After she and Prat agree on the changes, the part moves into production, where the bending and milling machines are programmed. Like her engineering colleagues, Haarhoff talked about the importance of feedback from the shop and being intimately familiar with the production machinery to avoid designing parts that are difficult and expensive to make. Still, a few nooks and crannies on any boat are off-limits for robots, so expert welders are called in for those spots.

Virtual Mold

“Hull shape, including bend, deformation, and deadrise, is determined by [Norson’s] computational fluid dynamics [calculation],” said Ophardt’s head of engineering, Martin Anhuf. Working in a small shared office above the shop floor, he is only a few steps away from production. He uses SolidWorks and Pro/E software (now Creo Parametric) to make sure the designs can indeed be built with the requisite accuracy. “If a 10m boat has a deviation of 1mm [0.04“] somewhere, you can bet I will get called down,” he joked. “The goal is to end up with simple parts that then are defined with a system of formulae and coordinates.

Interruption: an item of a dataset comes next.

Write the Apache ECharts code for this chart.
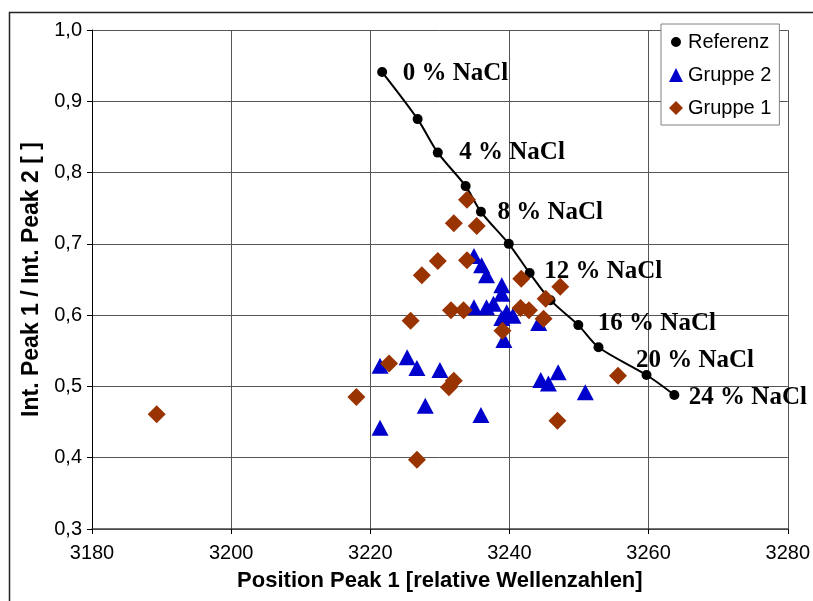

The dimensions are filed in numeric form, so it’s possible to calculate changes in form or scale.” It is all about repeatability and accuracy. Ophardt calls this a “virtual mold,” and Anhuf demonstrated how this method makes it possible to scale a 12m model down to 9m. “If a boat exactly matches a 3D model, it also matches all other boats like it,” he said.

If this methodology seems rigid, it really isn’t. Anhuf and his colleagues like to experiment with different methods of joining a cockpit sole with the hull sides, or preassembling frames and hull plates, and even entire hulls, without a single weld. “We are able to avoid [tack welds], which make parts imprecise and [introduce] flex. Everything must fit.” Despite the nearly religious adherence to precision principles, there are always challenges, he admitted: for example, when a new part must be fitted into a welded structure that might require dealing with distortion. One important tool Ophardt uses is the massive Siegmund welding table (“Lego for engineers,” as Anhuf calls it) that has rows of holes to accommodate 28mm (1.10″) locking pins that secure parts. “Heavy plates require stronger but fewer pins, while thin plates need lighter pins but more of them,” Anhuf explained. “We don’t do precision just for looks but because it is necessary for the serial production of aluminum boats that have minimal distortion.”

To continue ramping up output, Ophardt Maritim must hustle business. The cards are dealt: an energetic CEO who knows the aluminum boat business; a place near the heart of the company founder, who loves boats and opened his wallet for the significant up-front investments; the expert designers, engineers, and fabricators; Ophardt’s street cred that spills over from the firm’s global success in the hygiene business; access to relevant expertise and manufacturing assets within Ophardt’s empire of companies; and the port of Duisburg, critical for the future of the city and of Ophardt Maritim, on the Rhine, Europe’s busiest river and a formidable supply line and convenient “in-house” test venue.

All of that amounts to a good hand. What matters now is playing it well.